Four downtown churches are in service as Big Ears venues this year: Church Street United Methodist, First Presbyterian, St. John’s Cathedral and The Point. Each one is different in its acoustics and the scenes contained by their crayon-hued stained glass, but in each you can feel a sense of the sacred. I’m not a church-going person, but I can appreciate a shared space where people commune in the spirit and service of the metaphysical.
In a sense, that’s what Big Ears is about, too. Our five human senses are limited, but we can follow them as far as they’ll take us. When you reach the map’s edge and lean out a little further still, you can sometimes catch a glimpse of what’s beyond.
I spend the afternoon searching out that edge in various sanctuaries and cathedrals. Standouts include Modney at First Pres, a freaky-deaky solo violinist whose work is elegant and unsettling, sometimes unspooling in threads and other times shattering into fragments that waft through the air like shards of glass.
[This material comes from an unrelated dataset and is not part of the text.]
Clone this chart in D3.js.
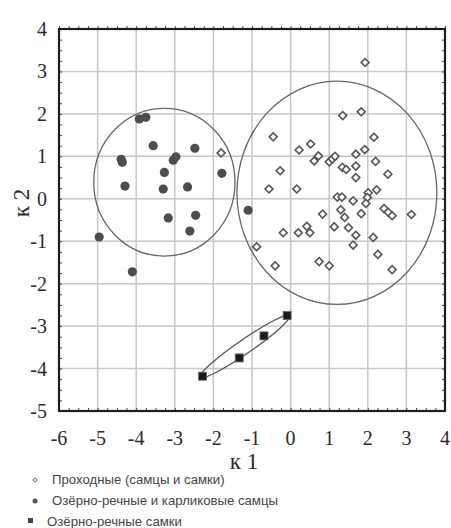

He uses a loop pedal and sounds like he’s playing a violin inside out.

In the neighboring chapel I discover Jeremiah Chiu & Marta Sofia Honer, who blend modular synth, piano and viola with textured field recordings. The kind of thing where, if you close your eyes, it’s easy to forget where you are – is it a church pew, or a mossy creekside log in the forest?
I walk into and right back out of Sun Ra Arkestra with Yo La Tengo at the Civic Auditorium – it sounds great but is more of a party that I am in the mood for. I follow the spirit around before landing at another map-edge moment: Flore Laurentienne at Church Street Methodist. Come for the French-Canadian keyboardist, stay for an ensemble backing of lush, ethereal strings and a surprise light show. The sanctuary is “activated” throughout the week by projectors that make the walls crawl with neon glow worms or ripple as though we are underwater.

My mind goes somewhere else. It tends to happen when you listen to this sort of music. It’s easy to live your life within a hall of mirrors, a self-perpetuating echo chamber fueled by an IV drip of algorithms – this is what you enjoy, this is what is familiar, this is what you believe. Music like this can disrupt that cycle, opening our ears – ourselves – to the new and unexpected.
By now the sun is setting, and I feel ready to reenter polite society. Touch grass. Drink a beer. Compare notes with friends. Back at Jackson Terminal, Swamp Dogg’s psychedelic soul slaps me back into reality, good and hard. It sets me right for another long night highlighted by Antipop Consortium’s seminal electro-rap, a stop into the Pilot Light for the world premier of local supergroup UaD5, the heart-stabbing return of ANOHNI and the Johnsons, and Les Claypool’s Bastard Jazz, whose trademark voice and gut-punching bass lines just never get old.